Civil Auto Liability (Răspundere Civilă Auto) is a Romanian motor-vehicle liability insurance policy that covers damages caused to third parties. This insurance is legally mandatory for any motor vehicle owner in Romania. The insurance policy Răspundere Civilă Auto it is also known as RCA.
In case of an accident this insurance policy covers repair costs incurred by the party determined to not be at fault.

==Regulation==
Governed by Ordinance CSA no. 11/2007, RCA insurance is issued as a certificate confirming payment and coverage period rather than a traditional contract. The policy is mandatory and must include a vignette and international insurance document (Green Card).
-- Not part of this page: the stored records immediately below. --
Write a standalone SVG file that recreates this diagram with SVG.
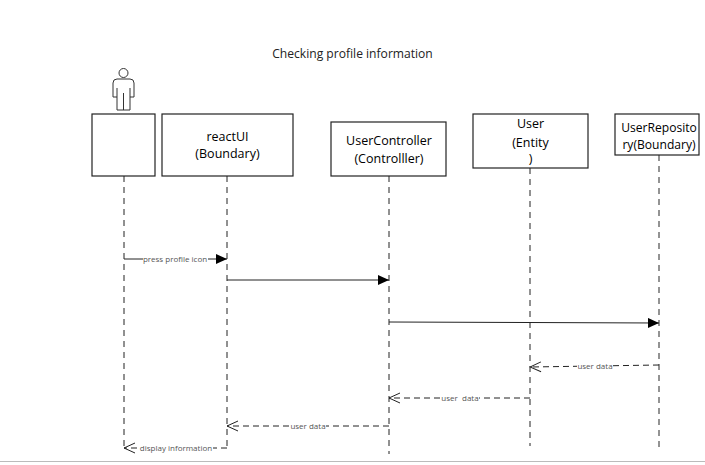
<svg xmlns="http://www.w3.org/2000/svg" width="705" height="465" viewBox="0 0 705 465">
<style>
text{font-family:"Open Sans","Noto Sans","Liberation Sans",sans-serif;text-anchor:middle}
.box{fill:#fff;stroke:#222;stroke-width:1.2}
.name{font-size:12.5px;fill:#000}
.life{fill:none;stroke:#222;stroke-width:1;stroke-dasharray:6 5}
.msg{fill:none;stroke:#222;stroke-width:1}
.ret{fill:none;stroke:#222;stroke-width:1;stroke-dasharray:6 4}
.lbl{font-size:8px;fill:#555}
.bg{fill:#fff;stroke:none}
</style>
<defs>
<marker id="solid" markerUnits="userSpaceOnUse" markerWidth="12" markerHeight="10" refX="11" refY="5" orient="auto"><path d="M0 0L11 5L0 10Z" fill="#000"/></marker>
<marker id="openHead" markerUnits="userSpaceOnUse" markerWidth="13" markerHeight="12" refX="12" refY="6" orient="auto"><path d="M1 1L12 6L1 11" fill="none" stroke="#222"/></marker>
</defs>
<rect width="705" height="465" fill="#fff"/>
<text x="352.500" y="58" style="font-size:12.1px;fill:#222">Checking profile information</text>
<g id="lifelines">
<path class="life" d="M124 176V450"/>
<path class="life" d="M227 176V450"/>
<path class="life" d="M389 176V454"/>
<path class="life" d="M530 168V446"/>
<path class="life" style="stroke:#666;stroke-width:1.4" d="M659 155V448"/>
</g>
<g id="actor">
<g fill="none" stroke="#333" stroke-width="1">
<circle cx="123.500" cy="73" r="4.500"/>
<path d="M117 79H130Q134 79 134 83V97H130V88M130 97V110H117V97V88M117 97H113V83Q113 79 117 79M123.500 93V110"/>
</g>
</g>
<g id="node-actor"><rect class="box" x="92" y="114" width="63" height="62"/></g>
<g id="node-reactUI"><rect class="box" x="162" y="114" width="131" height="62"/>
<text class="name" x="227.500" y="141">reactUI</text><text class="name" x="227.500" y="158">(Boundary)</text></g>
<g id="node-UserController"><rect class="box" x="331" y="122" width="115" height="54"/>
<text class="name" x="389" y="145">UserController</text><text class="name" x="389" y="163">(Controlller)</text></g>
<g id="node-User"><rect class="box" x="473" y="114" width="115" height="54"/>
<text class="name" x="530.500" y="128">User</text><text class="name" x="530.500" y="147">(Entity</text><text class="name" x="530.500" y="163">)</text></g>
<g id="node-UserRepository"><rect class="box" x="615" y="114" width="84" height="41"/>
<text class="name" style="font-size:12.1px" x="659" y="132">UserReposito</text><text class="name" style="font-size:12.1px" x="659" y="149">ry(Boundary)</text></g>
<g id="connectors">
<path class="msg" d="M124 259H227" marker-end="url(#solid)"/>
<rect class="bg" x="143" y="254" width="65" height="10"/>
<text class="lbl" x="175" y="262">press profile icon</text>
<path class="msg" d="M227 280H389" marker-end="url(#solid)"/>
<path class="msg" d="M389 322L659 323" marker-end="url(#solid)"/>
<path class="ret" d="M659 365L530 367" marker-end="url(#openHead)"/>
<rect class="bg" x="577" y="361" width="36" height="10"/>
<text class="lbl" x="595" y="369">user data</text>
<path class="ret" d="M530 398H389" marker-end="url(#openHead)"/>
<rect class="bg" x="441" y="393" width="38" height="10"/>
<text class="lbl" x="460" y="401" xml:space="preserve">user  data</text>
<path class="ret" d="M389 426H227" marker-end="url(#openHead)"/>
<rect class="bg" x="290" y="421" width="36" height="10"/>
<text class="lbl" x="308" y="429">user data</text>
<path class="ret" d="M227 448H124" marker-end="url(#openHead)"/>
<rect class="bg" x="138" y="443" width="75" height="10"/>
<text class="lbl" x="176" y="451">display information</text>
</g>
<rect x="0" y="461" width="705" height="1" fill="#bbb"/>
</svg>
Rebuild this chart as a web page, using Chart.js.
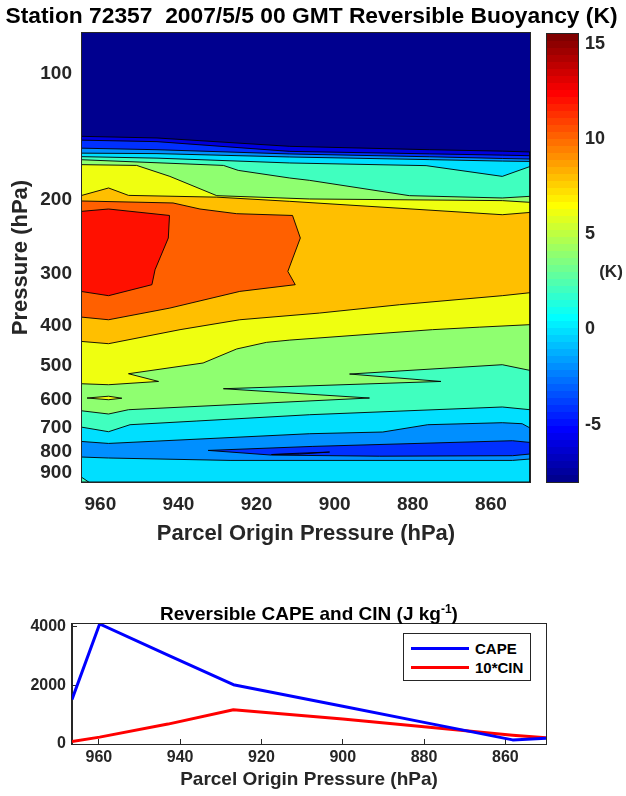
<!DOCTYPE html>
<html>
<head>
<meta charset="utf-8">
<script src="https://cdn.jsdelivr.net/npm/chart.js@4.4.1/dist/chart.umd.min.js"></script>
<style>
  html, body { margin:0; padding:0; background:#fff; width:626px; height:796px; overflow:hidden;
    font-family:'Liberation Sans', Arial, Helvetica, sans-serif; }
  canvas { position:absolute; }
  .txt { position:absolute; font-weight:bold; color:#262626; white-space:nowrap; }
  #leg { position:absolute; left:403px; top:633px; width:126px; height:46px; border:1px solid #262626; background:#fff; }
  #leg .ln { position:absolute; left:7px; width:58px; height:3px; }
  #leg .lt { position:absolute; left:71px; font-size:15px; line-height:15px; font-weight:bold; color:#000; }
</style>
</head>
<body>
<canvas id="c1" width="626" height="560" style="left:0;top:0;width:626px;height:560px"></canvas>
<canvas id="cb" width="96" height="560" style="left:530px;top:0;width:96px;height:560px"></canvas>
<canvas id="c2" width="626" height="236" style="left:0;top:560px;width:626px;height:236px"></canvas>
<div class="txt" style="left:0;top:4px;width:623px;text-align:center;font-size:22.8px;line-height:22.8px;color:#000">Station 72357&nbsp; 2007/5/5 00 GMT Reversible Buoyancy (K)</div>
<div class="txt" style="left:591px;top:263px;width:40px;text-align:center;font-size:17px;line-height:17px">(K)</div>
<div class="txt" style="left:0;top:604px;width:618px;text-align:center;font-size:19px;line-height:19px;color:#000">Reversible CAPE and CIN (J kg<sup style="font-size:12px;line-height:0">-1</sup>)</div>
<div id="leg"></div>
<script>
// ---------------- axis ranges / ticks ----------------
const originRange = [850, 964.7];          // parcel origin pressure (hPa), top panel
const pressureRange = [80, 945];           // pressure (hPa)
const pressureTicks = [100, 200, 300, 400, 500, 600, 700, 800, 900];
const originTicks = [860, 880, 900, 920, 940, 960];
const colorRange = [-8, 15.5];             // K
const colorTicks = [-5, 0, 5, 10, 15];

// ---------------- contour boundaries: [parcel origin p, p] ----------------
// upper stack (colder above, warmer below)
const bndM6 = [[965,141.2],[945.5,142.5],[911.5,149.2],[875.8,152.0],[857.1,153.2],[850,153.9]];
const bndM4 = [[965,144.2],[945.5,145.4],[911.5,153.4],[875.8,155.5],[857.1,156.6],[850,157.1]];
const bndM2 = [[965,150.7],[945.5,152.0],[911.5,155.6],[875.8,158.0],[857.1,159.5],[850,160.0]];
const bnd0  = [[965,154.9],[945.5,155.3],[911.5,158.2],[875.8,160.5],[857.1,161.8],[850,162.1]];
const bnd2  = [[965,157.9],[945.5,159.2],[911.5,163.5],[876.6,165.9],[857.1,176.0],[850,166.7]];
const bnd4  = [[965,160.6],[928.5,165.7],[924.7,170.3],[911.5,177.6],[906.4,179.9],[880.9,195.7],[857.1,198.2],[850,196.4]];
const bnd6  = [[965,165.0],[950.7,165.7],[942.2,176.0],[930.2,195.7],[906.4,199.3],[857.1,201.1],[850,203.0]];
const bnd8  = [[965,195.7],[957.9,187.6],[952.8,195.4],[930.2,197.3],[911.5,201.9],[857.1,217.3],[850,214.6]];
// lower stack (warmer above, colder below)
const low8  = [[965,436.1],[957.9,441.7],[939.6,408.9],[924.3,387.2],[903.9,373.2],[883.4,356.5],[857.1,339.2],[850,333.7]];
const low6  = [[965,550.5],[957.9,553.5],[945.1,543.6],[952.8,521.0],[933.7,491.2],[925.1,454.7],[917.5,438.5],[911.5,433.0],[875.0,408.9],[863.0,403.3],[850,397.8]];
const low4  = [[965,638.5],[957.9,650.2],[952.8,635.0],[891.1,595.5],[928.5,565.8],[872.8,543.6],[896.2,521.9],[857.1,495.8],[850,511.6]];
const low2  = [[965,698.4],[957.9,716.7],[952.4,689.6],[935.3,675.7],[906.4,652.7],[857.1,625.6],[850,635.0]];
const low0  = [[965,756.0],[957.9,764.4],[906.4,724.6],[887.7,717.9],[876.2,689.6],[857.1,682.1],[852,685.9],[850,702.2]];
const lowM2 = [[965,823.7],[957.9,828.2],[926.8,839.2],[854.5,839.2],[850,832.8]];
// closed features
const orangeCore = [[965,201.5],[941.4,203.7],[934.5,210.6],[925.1,216.1],[910.8,218.2],[908.8,247.0],[912.0,296.8],[910.1,319.3],[924.3,331.3],[942.2,363.1],[957.9,387.2],[965,381.5]];
const redCore    = [[965,213.4],[957.9,210.6],[942.3,218.2],[942.6,247.0],[946.0,294.1],[946.8,319.3],[957.9,339.2],[965,331.3]];
const yellowLens = [[963.4,595.5],[957.9,589.6],[954.5,596.1],[957.9,601.1]];
const blueLens   = [[932.4,794.3],[905.6,777.0],[854.5,753.1],[850,760.2],[850,810.2],[854.5,817.8],[888.5,820.0],[916.2,815.0]];
const darkLens   = [[916.2,812.5],[909,806.5],[901.3,801.5],[909,810.5]];
const aquaCorner = [[965,918.0],[963,945],[965,945]];

// ---------------- bottom panel ----------------
const parcelP  = [966.6, 959.8, 943, 926.9, 900, 880, 858.2, 850];
const capeVals = [1523, 4100, 3040, 2025, 1287, 738, 140, 200];
const cinVals  = [84, 235, 680, 1172, 856, 586, 295, 210];   // 10*CIN
const bottomOriginRange = [850, 966.6];
const energyRange = [0, 4100];
const energyTicks = [0, 2000, 4000];

// ---------------- helpers ----------------
const FONT = "'Liberation Sans', Arial, Helvetica, sans-serif";
const INK = '#262626';
function jet64(v) {
  const i = Math.min(64, Math.max(1, Math.floor((v - colorRange[0]) / (colorRange[1] - colorRange[0]) * 64) + 1));
  const u = k => (k < 1 || k > 47) ? 0 : (k <= 16 ? k / 16 : (k <= 31 ? 1 : (48 - k) / 16));
  const c = x => Math.round(x * 255);
  return `rgb(${c(u(i - 24))},${c(u(i - 8))},${c(u(i + 8))})`;
}
const xL = 965, xR = 850;
const below = line => [...line, [xR, pressureRange[1]], [xL, pressureRange[1]]];
const closed = pts => [...pts, pts[0]];
const box = [[xL, pressureRange[0]], [xR, pressureRange[0]], [xR, pressureRange[1]], [xL, pressureRange[1]]];

const regions = [
  { pts: box, level: -8, edge: false },
  { pts: below(bndM6), level: -6 },
  { pts: below(bndM4), level: -4 },
  { pts: below(bndM2), level: -2 },
  { pts: below(bnd0), level: 0 },
  { pts: below(bnd2), level: 2 },
  { pts: below(bnd4), level: 4 },
  { pts: below(bnd6), level: 6 },
  { pts: below(bnd8), level: 8 },
  { pts: below(low8), level: 6 },
  { pts: below(low6), level: 4 },
  { pts: below(low4), level: 2 },
  { pts: below(low2), level: 0 },
  { pts: below(low0), level: -2 },
  { pts: below(lowM2), level: 0 },
  { pts: closed(orangeCore), level: 10 },
  { pts: closed(redCore), level: 12 },
  { pts: closed(yellowLens), level: 6 },
  { pts: closed(blueLens), level: -4 },
  { pts: closed(darkLens), level: -6 },
  { pts: closed(aquaCorner), level: 2 },
];

const framePlugin = {
  id: 'frame',
  afterDraw(chart) {
    const { ctx, chartArea: a } = chart;
    ctx.save();
    ctx.strokeStyle = INK; ctx.lineWidth = 1;
    ctx.strokeRect(Math.round(a.left) - 0.5, Math.round(a.top) - 0.5, Math.round(a.right - a.left) + 1, Math.round(a.bottom - a.top) + 1);
    ctx.restore();
  }
};

const tickFont = size => ({ family: FONT, size, weight: 'bold' });
function axisCommon(extra) {
  return Object.assign({
    z: 1,
    grid: { drawOnChartArea: false, drawTicks: true, tickLength: -5, color: INK, lineWidth: 1 },
    border: { color: INK, width: 1 },
  }, extra);
}

// ---------------- top panel: contour ----------------
new Chart(document.getElementById('c1'), {
  type: 'line',
  data: {
    datasets: regions.map((r, i) => ({
      data: r.pts.map(([x, y]) => ({ x, y })),
      backgroundColor: jet64(r.level),
      borderColor: r.edge === false ? 'rgba(0,0,0,0)' : 'rgba(0,0,0,0.9)',
      borderWidth: r.edge === false ? 0 : 1,
      fill: 'shape',
      pointRadius: 0,
      tension: 0,
      order: regions.length - i,
    }))
  },
  options: {
    responsive: false, animation: false, events: [],
    layout: { padding: { left: 0, right: 96, top: 33, bottom: 0 } },
    plugins: { legend: { display: false }, tooltip: { enabled: false }, title: { display: false } },
    scales: {
      x: axisCommon({
        type: 'linear', reverse: true, min: originRange[0], max: originRange[1],
        afterFit: s => { s.height = 78; },
        afterBuildTicks: s => { s.ticks = originTicks.map(v => ({ value: v })); },
        ticks: { color: INK, font: tickFont(19), padding: 16, maxRotation: 0, autoSkip: false, callback: v => String(v) },
        title: { display: true, text: 'Parcel Origin Pressure (hPa)', color: INK,
          font: { family: FONT, size: 22, weight: 'bold', lineHeight: 1.2 }, padding: { top: 0, bottom: 13 } }
      }),
      y: axisCommon({
        type: 'logarithmic', reverse: true, min: pressureRange[0], max: pressureRange[1],
        afterFit: s => { s.width = 82; },
        afterBuildTicks: s => { s.ticks = pressureTicks.map(v => ({ value: v })); },
        ticks: { color: INK, font: tickFont(19), padding: 15, autoSkip: false, callback: v => String(v) },
        title: { display: true, text: 'Pressure (hPa)', color: INK,
          font: { family: FONT, size: 22, weight: 'bold', lineHeight: 1.2 }, padding: { top: 8, bottom: 0 } }
      })
    }
  },
  plugins: [framePlugin]
});

// ---------------- colorbar ----------------
function jetGradient(context) {
  const chart = context.chart;
  const y = chart.scales && chart.scales.y;
  if (!chart.chartArea || !y) return jet64(0);
  const y0 = y.getPixelForValue(colorRange[0]), y1 = y.getPixelForValue(colorRange[1]);
  const g = chart.ctx.createLinearGradient(0, y0, 0, y1);
  const span = colorRange[1] - colorRange[0];
  for (let i = 1; i <= 64; i++) {
    const col = jet64(colorRange[0] + (i - 0.5) * span / 64);
    g.addColorStop((i - 1) / 64, col);
    g.addColorStop(i / 64, col);
  }
  return g;
}
new Chart(document.getElementById('cb'), {
  type: 'bar',
  data: { labels: ['K'], datasets: [{ data: [[colorRange[0], colorRange[1]]], backgroundColor: jetGradient, borderWidth: 0,
    barPercentage: 1, categoryPercentage: 1 }] },
  options: {
    responsive: false, animation: false, events: [],
    layout: { padding: { left: 17, right: 0, top: 34, bottom: 78 } },
    plugins: { legend: { display: false }, tooltip: { enabled: false } },
    scales: {
      x: { display: false },
      y: axisCommon({
        type: 'linear', position: 'right', min: colorRange[0], max: colorRange[1],
        afterFit: s => { s.width = 48; },
        afterBuildTicks: s => { s.ticks = colorTicks.map(v => ({ value: v })); },
        ticks: { color: INK, font: tickFont(18), padding: 12, autoSkip: false, callback: v => String(v) }
      })
    }
  },
  plugins: [framePlugin]
});

// ---------------- bottom panel: CAPE / CIN ----------------
const lineSets = [
  { label: 'CAPE', values: capeVals, color: '#0000ff' },
  { label: '10*CIN', values: cinVals, color: '#ff0000' },
];
const c2 = new Chart(document.getElementById('c2'), {
  type: 'line',
  data: {
    datasets: lineSets.map(s => ({
      label: s.label,
      data: parcelP.map((x, i) => ({ x, y: s.values[i] })),
      borderColor: s.color, backgroundColor: s.color, borderWidth: 3, pointRadius: 0, fill: false, tension: 0,
      borderJoinStyle: 'round'
    }))
  },
  options: {
    responsive: false, animation: false, events: [],
    layout: { padding: { left: 0, right: 80, top: 64, bottom: 0 } },
    plugins: { legend: { display: false }, tooltip: { enabled: false } },
    scales: {
      x: axisCommon({
        type: 'linear', reverse: true, min: bottomOriginRange[0], max: bottomOriginRange[1],
        afterFit: s => { s.height = 52; },
        afterBuildTicks: s => { s.ticks = originTicks.map(v => ({ value: v })); },
        ticks: { color: INK, font: tickFont(16), padding: 9, maxRotation: 0, autoSkip: false, callback: v => String(v) },
        title: { display: true, text: 'Parcel Origin Pressure (hPa)', color: INK,
          font: { family: FONT, size: 19, weight: 'bold', lineHeight: 1.2 }, padding: { top: 0, bottom: 5 } }
      }),
      y: axisCommon({
        type: 'linear', min: energyRange[0], max: energyRange[1],
        afterFit: s => { s.width = 72; },
        afterBuildTicks: s => { s.ticks = energyTicks.map(v => ({ value: v })); },
        ticks: { color: INK, font: tickFont(16), padding: 11, autoSkip: false, callback: v => String(v) }
      })
    }
  },
  plugins: [framePlugin]
});

// legend built from the datasets
const leg = document.getElementById('leg');
c2.data.datasets.forEach((d, i) => {
  const y = 14 + i * 19;
  const ln = document.createElement('div');
  ln.className = 'ln'; ln.style.top = (y - 1) + 'px'; ln.style.background = d.borderColor;
  const lt = document.createElement('div');
  lt.className = 'lt'; lt.style.top = (y - 7) + 'px'; lt.textContent = d.label;
  leg.appendChild(ln); leg.appendChild(lt);
});
</script>
</body>
</html>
Effective from January 1, 2008, the vignette must be displayed on the upper right corner of the windshield. RCA policies are valid for six or twelve months and also for vehicles with temporary registration plates.

==Coverage==
The insurance coverage includes a maximum compensation limit for material damages of up to €150,000 in 2008 and €300,000 in 2009, and up to €750,000 for bodily injuries and deaths in 2008 and €1,500,000 in 2009. Coverage starts 48 hours after payment, with exceptions for newly purchased vehicles or policy renewals. Since 2007, premiums are also applicable for trailers and semi-trailers.